Do NOT derive your Sprinter like this. Skidpad numbers are pretty close for empty, stock vans, though - .71 g for the Chevy and .67 for the Sprinter.
Do NOT drive your Sprinter like this. Skidpad numbers are pretty close for empty, stock vans, though: .71 g for the Chevy and .67 g for the Sprinter.

And the ride? The Sprinter's unibody construction and suspension geometry produce a more supple feel than the Chevy's, but the Chevy has that GM float we all remember from the days of passenger car land yachts – it's designed for the interstate highway system, since they were both developed at the same time.  My wife Sharon rides in the back and prefers the Mercedes ride, but that's because I had increased the spring rate on my 2003 Chevy, and now it's back to normal thanks to the Sprinter's increased cargo carrying capacity that eliminated the need for suspension mods.  The Sprinter will do better on uneven surfaces, so if you plan on backroading it frequently you may consider that as a factor.

Rack and pinion, even for the plumber's truck. Goodbye, recirculating balls and pittman arms.
Rack and pinion, even for the plumber's truck. Goodbye, recirculating balls and Pittman arms.

Handling is going to have to go to the Sprinter for any objective evaluator – the technology is way ahead of what GM is producing for light commercial vehicles, which has not changed much since World War II. Rack and pinion steering and superior suspension geometry allow the Mercedes wheels to track truer and respond faster to inputs from both the road and the driver.  The Sprinter is also faster to adapt technological innovations such as crosswind assist, which compensates for drift as well as yaw in transient loads caused by crosswinds. Let's face it, these are both big boxes and you'll definitely notice crosswinds in either while driving. Because of its taller shape the Sprinter will heel over further in the same speed crosswind, but the superior engineering and electronics will mean it requires less steering compensation by the driver to stay on track.

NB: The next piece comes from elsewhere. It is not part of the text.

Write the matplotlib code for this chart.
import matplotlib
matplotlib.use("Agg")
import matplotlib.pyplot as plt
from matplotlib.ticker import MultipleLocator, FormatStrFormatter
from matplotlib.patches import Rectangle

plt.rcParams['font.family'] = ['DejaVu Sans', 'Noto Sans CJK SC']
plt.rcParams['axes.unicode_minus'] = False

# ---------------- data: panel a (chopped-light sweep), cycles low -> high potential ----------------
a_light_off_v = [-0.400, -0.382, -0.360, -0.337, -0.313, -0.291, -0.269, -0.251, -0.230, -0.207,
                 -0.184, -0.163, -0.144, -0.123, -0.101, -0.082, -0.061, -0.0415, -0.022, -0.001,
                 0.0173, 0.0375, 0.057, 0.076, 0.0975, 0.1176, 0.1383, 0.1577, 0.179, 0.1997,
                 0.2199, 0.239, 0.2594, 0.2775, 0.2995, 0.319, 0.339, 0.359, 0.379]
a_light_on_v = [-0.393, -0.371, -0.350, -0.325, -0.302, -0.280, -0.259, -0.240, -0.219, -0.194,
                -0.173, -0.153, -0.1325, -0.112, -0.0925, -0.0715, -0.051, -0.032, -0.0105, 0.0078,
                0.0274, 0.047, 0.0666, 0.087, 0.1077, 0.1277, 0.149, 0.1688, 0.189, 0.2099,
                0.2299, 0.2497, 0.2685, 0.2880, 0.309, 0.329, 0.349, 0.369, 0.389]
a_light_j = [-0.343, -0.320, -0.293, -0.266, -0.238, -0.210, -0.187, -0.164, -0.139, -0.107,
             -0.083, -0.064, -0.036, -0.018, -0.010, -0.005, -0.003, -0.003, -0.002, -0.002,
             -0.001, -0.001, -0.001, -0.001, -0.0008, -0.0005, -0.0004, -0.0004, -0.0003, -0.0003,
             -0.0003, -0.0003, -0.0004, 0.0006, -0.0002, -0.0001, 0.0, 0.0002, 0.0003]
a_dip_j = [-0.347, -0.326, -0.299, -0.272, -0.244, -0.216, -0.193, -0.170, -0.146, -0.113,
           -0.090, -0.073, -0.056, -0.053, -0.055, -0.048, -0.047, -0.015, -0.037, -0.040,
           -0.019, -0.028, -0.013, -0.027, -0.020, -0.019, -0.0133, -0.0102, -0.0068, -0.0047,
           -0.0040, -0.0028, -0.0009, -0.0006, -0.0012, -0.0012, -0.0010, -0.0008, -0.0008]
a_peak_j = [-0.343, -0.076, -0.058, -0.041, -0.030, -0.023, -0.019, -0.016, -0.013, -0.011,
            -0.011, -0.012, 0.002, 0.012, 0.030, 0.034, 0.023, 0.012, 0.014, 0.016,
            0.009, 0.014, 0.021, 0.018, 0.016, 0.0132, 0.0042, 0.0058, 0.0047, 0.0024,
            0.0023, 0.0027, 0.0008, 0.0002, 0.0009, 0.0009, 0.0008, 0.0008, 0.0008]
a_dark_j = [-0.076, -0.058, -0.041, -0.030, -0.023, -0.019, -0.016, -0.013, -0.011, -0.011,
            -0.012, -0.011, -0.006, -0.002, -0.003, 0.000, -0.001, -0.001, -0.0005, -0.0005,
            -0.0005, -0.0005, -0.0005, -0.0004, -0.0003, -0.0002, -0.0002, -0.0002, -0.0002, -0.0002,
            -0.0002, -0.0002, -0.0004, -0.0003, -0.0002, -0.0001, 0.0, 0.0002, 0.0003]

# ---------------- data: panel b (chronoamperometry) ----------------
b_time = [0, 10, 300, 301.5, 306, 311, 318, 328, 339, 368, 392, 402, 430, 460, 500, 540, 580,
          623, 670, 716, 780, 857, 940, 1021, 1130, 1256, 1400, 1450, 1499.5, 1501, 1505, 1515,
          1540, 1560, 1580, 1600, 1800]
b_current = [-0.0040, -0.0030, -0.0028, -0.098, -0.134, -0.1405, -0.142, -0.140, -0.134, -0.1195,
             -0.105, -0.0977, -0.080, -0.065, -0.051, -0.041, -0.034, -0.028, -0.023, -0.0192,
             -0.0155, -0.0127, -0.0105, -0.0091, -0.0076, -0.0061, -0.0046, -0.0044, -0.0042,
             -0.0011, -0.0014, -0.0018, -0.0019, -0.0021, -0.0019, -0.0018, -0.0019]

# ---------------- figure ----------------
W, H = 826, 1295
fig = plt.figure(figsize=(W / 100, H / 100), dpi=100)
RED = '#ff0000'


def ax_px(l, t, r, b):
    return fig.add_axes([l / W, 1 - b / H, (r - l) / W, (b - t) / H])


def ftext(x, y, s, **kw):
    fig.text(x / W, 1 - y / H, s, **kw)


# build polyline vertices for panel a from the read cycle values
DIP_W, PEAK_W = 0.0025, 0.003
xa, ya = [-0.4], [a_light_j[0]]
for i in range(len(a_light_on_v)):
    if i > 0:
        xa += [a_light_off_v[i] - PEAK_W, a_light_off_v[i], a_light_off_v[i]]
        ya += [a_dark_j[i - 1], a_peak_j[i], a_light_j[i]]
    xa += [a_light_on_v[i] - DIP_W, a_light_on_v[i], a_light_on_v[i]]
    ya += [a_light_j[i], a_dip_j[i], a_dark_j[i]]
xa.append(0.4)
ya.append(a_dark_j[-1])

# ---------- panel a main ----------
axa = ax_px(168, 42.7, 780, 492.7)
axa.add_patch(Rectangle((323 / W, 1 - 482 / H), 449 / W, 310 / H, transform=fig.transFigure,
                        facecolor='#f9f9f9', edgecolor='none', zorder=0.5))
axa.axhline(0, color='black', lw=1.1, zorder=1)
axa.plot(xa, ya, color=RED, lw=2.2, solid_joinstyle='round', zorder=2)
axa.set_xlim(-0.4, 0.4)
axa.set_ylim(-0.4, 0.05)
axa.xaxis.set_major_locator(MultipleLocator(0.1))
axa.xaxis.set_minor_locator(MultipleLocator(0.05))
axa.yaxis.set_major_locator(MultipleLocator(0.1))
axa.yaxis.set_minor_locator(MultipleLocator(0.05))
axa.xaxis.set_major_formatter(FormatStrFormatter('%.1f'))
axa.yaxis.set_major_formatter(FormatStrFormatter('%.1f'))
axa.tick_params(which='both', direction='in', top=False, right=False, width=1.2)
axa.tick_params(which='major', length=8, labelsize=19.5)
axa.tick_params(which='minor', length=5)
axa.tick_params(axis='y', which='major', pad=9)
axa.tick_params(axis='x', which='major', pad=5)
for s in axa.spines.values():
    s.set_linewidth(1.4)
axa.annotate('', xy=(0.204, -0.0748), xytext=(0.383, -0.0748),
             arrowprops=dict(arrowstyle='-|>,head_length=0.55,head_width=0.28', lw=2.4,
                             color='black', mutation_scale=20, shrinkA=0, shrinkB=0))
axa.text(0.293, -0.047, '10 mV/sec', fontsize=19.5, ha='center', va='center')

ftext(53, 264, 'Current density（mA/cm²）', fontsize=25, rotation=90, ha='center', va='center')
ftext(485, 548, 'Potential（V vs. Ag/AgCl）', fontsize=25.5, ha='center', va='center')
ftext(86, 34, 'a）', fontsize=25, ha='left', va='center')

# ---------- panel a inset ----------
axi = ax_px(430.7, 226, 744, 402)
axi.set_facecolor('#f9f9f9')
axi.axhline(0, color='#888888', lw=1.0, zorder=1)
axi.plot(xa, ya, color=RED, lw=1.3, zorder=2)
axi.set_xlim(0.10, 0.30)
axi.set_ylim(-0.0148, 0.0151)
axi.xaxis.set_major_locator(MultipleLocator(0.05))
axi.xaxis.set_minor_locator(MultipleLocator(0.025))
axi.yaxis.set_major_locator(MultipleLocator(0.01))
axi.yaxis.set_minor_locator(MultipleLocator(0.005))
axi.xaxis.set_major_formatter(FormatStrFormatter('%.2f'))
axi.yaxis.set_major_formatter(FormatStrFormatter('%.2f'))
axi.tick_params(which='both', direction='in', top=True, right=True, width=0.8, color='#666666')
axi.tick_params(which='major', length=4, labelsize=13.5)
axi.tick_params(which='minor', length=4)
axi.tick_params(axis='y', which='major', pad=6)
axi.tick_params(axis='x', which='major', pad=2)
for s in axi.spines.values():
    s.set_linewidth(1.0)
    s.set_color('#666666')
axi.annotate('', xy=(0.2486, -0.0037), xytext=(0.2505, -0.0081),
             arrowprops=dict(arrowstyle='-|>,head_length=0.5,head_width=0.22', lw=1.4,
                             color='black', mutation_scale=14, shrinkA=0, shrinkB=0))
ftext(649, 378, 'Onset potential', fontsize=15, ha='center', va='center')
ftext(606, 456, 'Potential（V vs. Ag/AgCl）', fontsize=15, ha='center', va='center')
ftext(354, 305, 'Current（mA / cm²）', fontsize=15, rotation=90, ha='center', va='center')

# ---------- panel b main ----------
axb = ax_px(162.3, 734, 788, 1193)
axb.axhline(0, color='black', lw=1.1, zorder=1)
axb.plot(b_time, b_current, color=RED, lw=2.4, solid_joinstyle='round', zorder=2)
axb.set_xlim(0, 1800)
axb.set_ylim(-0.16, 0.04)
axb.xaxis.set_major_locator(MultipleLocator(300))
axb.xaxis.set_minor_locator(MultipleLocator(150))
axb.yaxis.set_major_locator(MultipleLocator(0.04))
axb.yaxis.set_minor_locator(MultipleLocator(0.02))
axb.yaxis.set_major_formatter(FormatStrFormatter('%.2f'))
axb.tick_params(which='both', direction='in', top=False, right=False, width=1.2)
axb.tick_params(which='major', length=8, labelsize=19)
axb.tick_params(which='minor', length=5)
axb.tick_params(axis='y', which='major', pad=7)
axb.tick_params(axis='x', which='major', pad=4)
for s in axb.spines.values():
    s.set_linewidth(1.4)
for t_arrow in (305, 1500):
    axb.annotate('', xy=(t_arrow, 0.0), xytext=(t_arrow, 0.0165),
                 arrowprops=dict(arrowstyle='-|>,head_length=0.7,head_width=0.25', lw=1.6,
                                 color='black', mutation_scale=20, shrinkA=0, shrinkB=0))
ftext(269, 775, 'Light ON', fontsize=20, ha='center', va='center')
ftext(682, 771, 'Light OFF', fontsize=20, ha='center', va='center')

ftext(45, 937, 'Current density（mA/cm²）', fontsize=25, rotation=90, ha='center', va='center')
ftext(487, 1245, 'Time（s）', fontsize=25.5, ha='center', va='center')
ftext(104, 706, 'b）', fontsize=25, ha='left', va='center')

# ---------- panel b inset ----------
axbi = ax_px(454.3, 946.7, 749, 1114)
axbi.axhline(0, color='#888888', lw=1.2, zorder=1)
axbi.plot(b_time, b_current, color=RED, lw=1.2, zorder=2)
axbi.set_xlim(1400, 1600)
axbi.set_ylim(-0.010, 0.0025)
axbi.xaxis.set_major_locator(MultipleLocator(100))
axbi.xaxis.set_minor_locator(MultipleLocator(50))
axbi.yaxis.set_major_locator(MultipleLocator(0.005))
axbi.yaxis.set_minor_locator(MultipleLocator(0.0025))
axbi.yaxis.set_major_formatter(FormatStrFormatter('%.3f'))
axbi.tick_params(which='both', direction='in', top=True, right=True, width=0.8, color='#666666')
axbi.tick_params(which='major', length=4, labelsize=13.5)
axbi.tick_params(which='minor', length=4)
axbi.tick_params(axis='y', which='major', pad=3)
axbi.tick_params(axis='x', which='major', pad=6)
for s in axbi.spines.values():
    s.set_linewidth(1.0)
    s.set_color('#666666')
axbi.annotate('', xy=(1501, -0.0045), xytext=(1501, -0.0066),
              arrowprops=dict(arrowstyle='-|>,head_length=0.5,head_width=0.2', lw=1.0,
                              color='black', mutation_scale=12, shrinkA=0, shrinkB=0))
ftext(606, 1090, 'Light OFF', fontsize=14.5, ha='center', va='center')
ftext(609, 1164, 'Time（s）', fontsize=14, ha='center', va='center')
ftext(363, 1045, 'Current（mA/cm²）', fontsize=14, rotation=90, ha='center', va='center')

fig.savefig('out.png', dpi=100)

So what's the verdict? They both do some things well, and do everything adequately. You're the variable, not the chassis. Get in them and drive each. You will know what's right for you.

campskunk

"campskunk" is a blissfully retired former public servant who has left the challenges of how to run the government to younger and less cynical hands, and wanders the continent in his Roadtrek Class B RV with his wife and cat. In addition to his work in the public sector, he has also at various times been a mechanic and delivery driver, skills which come in handy in his new role. Because his former job involved the forensic evaluation and sometimes the subsequent detention of some not-so-nice people, he uses the name campskunk instead of his legal name on the Internet. His was not the type of job where customer service feedback would be welcome.

9 Comments

  • After reading this article I think your verdict is the Sprinter is preferable–at least for you. It won in every comparison you made 🙂

  • Some of us are still working the Dodge B250 van chassis. Would love to upgrade to a Sprinter though, if anyone has a spare ETrek.

  • “The days of passenger car land yachts” … I couldn’t have side it better myself! That’s why I love the Chevy, for me. I love the highway cars of yon! Our 2006 RT 210P glides along the highway.

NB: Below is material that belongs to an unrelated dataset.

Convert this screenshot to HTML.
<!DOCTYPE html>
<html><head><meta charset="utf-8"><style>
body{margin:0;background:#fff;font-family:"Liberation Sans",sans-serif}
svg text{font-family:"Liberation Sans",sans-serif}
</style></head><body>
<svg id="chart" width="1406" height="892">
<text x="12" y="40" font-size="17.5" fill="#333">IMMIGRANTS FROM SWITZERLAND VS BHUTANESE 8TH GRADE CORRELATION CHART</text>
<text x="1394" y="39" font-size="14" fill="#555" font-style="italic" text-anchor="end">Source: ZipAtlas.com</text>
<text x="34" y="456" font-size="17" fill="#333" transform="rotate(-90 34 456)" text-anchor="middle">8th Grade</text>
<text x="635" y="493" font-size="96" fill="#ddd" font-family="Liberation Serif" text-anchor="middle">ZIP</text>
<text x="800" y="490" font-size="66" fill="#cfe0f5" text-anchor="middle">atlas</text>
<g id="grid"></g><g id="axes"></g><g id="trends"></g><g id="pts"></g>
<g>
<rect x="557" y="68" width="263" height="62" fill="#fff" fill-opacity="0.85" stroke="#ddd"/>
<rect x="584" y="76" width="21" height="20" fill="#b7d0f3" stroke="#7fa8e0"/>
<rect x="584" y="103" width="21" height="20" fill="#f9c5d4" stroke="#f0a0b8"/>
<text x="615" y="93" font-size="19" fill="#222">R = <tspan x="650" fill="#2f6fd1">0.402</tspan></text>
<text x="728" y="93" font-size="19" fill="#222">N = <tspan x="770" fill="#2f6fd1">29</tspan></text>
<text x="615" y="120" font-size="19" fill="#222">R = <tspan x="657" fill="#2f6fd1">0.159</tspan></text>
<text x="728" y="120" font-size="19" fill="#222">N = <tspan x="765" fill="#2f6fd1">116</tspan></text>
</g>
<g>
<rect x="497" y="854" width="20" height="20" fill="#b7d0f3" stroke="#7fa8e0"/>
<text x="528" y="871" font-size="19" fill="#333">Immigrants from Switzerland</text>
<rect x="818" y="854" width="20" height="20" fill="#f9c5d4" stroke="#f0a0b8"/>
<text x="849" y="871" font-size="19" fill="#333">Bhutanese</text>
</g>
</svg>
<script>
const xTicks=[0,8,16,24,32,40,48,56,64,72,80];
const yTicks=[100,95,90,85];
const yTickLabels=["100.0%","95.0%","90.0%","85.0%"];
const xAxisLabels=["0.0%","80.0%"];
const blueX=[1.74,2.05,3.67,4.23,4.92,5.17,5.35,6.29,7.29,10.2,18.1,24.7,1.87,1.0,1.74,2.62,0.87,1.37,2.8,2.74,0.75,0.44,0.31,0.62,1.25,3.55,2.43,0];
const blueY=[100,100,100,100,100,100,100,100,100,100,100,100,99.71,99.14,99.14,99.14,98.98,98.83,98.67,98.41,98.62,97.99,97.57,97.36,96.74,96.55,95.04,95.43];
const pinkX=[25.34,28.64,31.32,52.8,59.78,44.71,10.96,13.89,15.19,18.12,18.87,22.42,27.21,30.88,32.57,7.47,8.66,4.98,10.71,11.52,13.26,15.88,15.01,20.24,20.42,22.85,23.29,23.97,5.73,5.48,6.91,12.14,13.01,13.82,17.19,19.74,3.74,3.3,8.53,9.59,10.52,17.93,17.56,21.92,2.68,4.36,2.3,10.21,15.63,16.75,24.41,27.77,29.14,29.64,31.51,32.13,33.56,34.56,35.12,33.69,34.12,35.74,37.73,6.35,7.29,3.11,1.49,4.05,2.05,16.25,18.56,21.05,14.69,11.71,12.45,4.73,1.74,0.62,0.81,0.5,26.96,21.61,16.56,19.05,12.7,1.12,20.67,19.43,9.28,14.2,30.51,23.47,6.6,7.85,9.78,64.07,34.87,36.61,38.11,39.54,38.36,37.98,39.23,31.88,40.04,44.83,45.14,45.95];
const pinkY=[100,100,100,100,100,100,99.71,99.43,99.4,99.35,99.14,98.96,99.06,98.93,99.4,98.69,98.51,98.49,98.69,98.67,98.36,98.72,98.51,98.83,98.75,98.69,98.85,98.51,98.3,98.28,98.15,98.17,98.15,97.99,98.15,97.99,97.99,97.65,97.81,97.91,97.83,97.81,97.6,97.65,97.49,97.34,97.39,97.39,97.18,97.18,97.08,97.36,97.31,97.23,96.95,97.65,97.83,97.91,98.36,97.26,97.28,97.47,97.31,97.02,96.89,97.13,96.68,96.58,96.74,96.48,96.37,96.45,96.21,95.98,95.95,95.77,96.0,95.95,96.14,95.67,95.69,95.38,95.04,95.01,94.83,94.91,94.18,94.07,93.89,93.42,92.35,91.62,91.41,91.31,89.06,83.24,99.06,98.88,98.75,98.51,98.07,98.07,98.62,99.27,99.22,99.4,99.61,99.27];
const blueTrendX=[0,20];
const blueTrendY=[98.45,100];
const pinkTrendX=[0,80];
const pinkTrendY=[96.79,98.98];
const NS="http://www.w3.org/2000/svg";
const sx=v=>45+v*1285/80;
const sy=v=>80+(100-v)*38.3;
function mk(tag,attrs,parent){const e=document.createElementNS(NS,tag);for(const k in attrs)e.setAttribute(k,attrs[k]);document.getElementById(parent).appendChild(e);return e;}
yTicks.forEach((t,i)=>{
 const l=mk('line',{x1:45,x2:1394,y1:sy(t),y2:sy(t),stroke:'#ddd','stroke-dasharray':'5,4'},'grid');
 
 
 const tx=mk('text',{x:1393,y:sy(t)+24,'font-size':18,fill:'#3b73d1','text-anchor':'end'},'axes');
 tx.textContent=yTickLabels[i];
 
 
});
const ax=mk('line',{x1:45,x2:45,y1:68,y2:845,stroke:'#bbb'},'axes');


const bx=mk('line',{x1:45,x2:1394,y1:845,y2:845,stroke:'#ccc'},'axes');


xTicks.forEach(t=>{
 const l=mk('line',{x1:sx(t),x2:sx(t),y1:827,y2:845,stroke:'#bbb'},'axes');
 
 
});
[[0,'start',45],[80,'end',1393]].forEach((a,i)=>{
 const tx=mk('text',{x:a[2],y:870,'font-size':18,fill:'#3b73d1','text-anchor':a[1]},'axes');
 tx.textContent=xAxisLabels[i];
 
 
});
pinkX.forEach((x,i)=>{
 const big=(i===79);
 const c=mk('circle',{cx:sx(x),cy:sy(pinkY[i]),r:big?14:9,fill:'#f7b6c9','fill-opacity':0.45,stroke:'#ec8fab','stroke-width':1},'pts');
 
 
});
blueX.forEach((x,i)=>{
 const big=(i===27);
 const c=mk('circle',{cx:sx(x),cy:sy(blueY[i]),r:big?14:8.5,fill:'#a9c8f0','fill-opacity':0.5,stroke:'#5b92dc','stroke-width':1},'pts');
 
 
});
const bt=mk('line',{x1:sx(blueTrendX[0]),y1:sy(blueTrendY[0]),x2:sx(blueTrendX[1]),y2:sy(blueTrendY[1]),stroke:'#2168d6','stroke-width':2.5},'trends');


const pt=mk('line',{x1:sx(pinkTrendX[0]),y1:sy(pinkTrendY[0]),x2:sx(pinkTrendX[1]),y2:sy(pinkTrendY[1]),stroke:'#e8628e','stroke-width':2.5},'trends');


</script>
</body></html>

  • The Chev does have one advantage over the Sprinter and that is it can be garaged in a standard sized 9’3″ garage with an 8’9″ overhead door. I park my 2007 210 Pop in my standard attached garage with in floor heat. No varmints have access to my RT and I can maintain and charge my batteries, pack and unpack, and take care of the RT inside in a comfortable temperature no matter what the weather is. A Sprinter would require a special garage or off premises storage. This is one reason why we chose the Chevrolet.

  • Our 2007 210 Pop Chev also has a locking differential which is a godsend in winter weather on ice or snow on hills, etc. More than once it provided necessary traction on snow covered hills and I would have been stranded without it. I don’t think the Sprinter can match that.

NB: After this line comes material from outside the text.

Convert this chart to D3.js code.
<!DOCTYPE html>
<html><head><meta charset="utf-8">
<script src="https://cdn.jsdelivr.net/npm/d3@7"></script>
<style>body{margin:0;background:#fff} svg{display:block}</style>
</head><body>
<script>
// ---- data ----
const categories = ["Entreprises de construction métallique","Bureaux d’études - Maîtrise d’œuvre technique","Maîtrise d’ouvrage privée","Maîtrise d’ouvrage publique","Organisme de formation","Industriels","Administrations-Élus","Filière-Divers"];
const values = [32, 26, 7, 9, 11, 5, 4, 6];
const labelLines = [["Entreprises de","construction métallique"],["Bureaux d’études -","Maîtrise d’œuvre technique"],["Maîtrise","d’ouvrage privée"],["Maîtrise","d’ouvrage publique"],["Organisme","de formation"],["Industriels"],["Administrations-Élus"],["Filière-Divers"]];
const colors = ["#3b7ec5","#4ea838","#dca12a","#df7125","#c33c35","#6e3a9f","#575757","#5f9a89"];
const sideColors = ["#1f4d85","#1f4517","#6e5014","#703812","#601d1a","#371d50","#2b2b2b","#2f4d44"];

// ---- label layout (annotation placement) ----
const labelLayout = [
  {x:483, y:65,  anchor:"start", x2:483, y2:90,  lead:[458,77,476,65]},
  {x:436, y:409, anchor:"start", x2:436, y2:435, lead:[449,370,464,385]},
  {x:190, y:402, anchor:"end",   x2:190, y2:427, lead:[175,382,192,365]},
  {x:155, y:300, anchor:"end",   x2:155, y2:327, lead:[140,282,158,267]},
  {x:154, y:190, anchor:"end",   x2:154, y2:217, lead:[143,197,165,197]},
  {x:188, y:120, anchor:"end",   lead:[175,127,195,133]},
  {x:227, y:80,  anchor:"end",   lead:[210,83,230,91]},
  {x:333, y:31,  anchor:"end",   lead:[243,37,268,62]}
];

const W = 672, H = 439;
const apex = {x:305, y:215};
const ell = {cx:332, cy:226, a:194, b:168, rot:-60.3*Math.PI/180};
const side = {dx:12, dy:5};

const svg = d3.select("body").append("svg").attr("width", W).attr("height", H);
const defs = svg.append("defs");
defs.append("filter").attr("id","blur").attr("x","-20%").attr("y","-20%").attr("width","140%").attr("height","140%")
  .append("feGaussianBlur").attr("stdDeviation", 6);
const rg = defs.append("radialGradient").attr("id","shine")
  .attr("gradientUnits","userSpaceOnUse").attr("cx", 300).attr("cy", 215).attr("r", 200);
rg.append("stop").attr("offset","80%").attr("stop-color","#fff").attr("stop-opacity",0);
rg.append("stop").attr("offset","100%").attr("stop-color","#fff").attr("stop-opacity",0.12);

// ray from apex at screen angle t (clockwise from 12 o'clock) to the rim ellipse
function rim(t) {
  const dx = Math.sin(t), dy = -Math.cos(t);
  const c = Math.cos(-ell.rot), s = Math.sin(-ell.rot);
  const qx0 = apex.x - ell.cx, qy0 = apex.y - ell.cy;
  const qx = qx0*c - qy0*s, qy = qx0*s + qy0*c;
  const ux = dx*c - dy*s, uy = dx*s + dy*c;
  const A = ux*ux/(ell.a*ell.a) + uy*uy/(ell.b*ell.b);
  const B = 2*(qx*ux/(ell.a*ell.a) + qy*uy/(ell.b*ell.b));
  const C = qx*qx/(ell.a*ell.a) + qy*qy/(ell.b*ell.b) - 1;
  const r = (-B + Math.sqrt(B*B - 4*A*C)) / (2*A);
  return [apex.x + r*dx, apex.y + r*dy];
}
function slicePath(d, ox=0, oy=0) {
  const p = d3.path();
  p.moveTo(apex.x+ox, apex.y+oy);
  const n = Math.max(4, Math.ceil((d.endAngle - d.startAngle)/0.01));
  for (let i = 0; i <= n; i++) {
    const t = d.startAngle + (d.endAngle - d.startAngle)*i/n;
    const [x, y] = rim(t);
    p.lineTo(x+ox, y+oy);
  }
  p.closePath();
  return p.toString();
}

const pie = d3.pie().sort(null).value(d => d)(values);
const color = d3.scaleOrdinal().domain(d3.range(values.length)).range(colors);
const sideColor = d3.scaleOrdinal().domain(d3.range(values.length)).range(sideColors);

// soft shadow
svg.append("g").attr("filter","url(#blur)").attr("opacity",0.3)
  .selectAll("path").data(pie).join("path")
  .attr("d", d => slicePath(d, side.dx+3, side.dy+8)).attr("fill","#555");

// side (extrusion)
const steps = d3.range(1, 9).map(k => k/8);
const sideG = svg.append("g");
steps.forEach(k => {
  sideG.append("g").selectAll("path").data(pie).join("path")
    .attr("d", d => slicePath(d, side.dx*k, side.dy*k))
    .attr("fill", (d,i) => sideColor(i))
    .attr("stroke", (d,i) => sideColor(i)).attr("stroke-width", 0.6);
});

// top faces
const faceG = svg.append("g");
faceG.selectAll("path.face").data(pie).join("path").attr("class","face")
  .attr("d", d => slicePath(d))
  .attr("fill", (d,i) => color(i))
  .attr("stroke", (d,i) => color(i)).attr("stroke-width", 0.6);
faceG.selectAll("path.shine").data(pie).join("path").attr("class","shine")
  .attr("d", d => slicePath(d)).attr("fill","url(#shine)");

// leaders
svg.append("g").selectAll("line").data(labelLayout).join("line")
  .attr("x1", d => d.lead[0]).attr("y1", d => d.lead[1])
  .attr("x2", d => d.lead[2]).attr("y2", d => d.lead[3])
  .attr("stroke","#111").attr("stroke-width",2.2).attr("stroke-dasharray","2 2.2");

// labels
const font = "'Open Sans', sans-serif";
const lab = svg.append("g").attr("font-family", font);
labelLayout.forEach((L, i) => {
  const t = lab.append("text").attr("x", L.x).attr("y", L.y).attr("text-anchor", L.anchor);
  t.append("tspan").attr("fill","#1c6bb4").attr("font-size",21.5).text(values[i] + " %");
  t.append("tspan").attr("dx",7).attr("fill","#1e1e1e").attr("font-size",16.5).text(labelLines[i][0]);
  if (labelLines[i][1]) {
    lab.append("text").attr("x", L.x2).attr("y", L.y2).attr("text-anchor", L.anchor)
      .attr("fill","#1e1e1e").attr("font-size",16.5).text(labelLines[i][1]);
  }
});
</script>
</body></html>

  • I’m more concerned with the ability to find a mechanic to fix any problems with the Mercedes chassis being a single woman AND I’d rather not use diesel fuel Regular gas is easier to find.

  • Great Article. And very concise, accurate and descriptive. Now, when is Part two coming out?
    🙂
    “I’m going to restrict myself to the topic of how they drive and handle, not reliability, cost of operation, initial price, depreciation rate, etc”…. I would love to hear your comparison of ease of everyday use (headroom,space), ease and/or cost of service/maintenance/parking ability/on board storage etc..

  • Very informative. Personally I tend to favor the Chevy gas engine. About the only thing missing is valve displacement to improve MPG. I also tend to agree with the idea of more available service businesses. I would also love a cost of operation comparison, but think I could probably find it elsewhere. I’ve read earlier the sprinter has more storage, but I fear most of it would be up high, adding to what looks like a top heavy set up. I could be wrong, though.

  • I’ve been researching this and it seems the 2002-2006 T1N Sprinters are the ones you want. The latter NCV3 is heavier, has lower fuel economy, and has many dependability issues. In addition, knowledgable Sprinter mechanics are few and far between. Google “T1N vs NCV3” and you’ll get an earful. I thought I wanted a Sprinter. Now I’m looking at the ProMaster.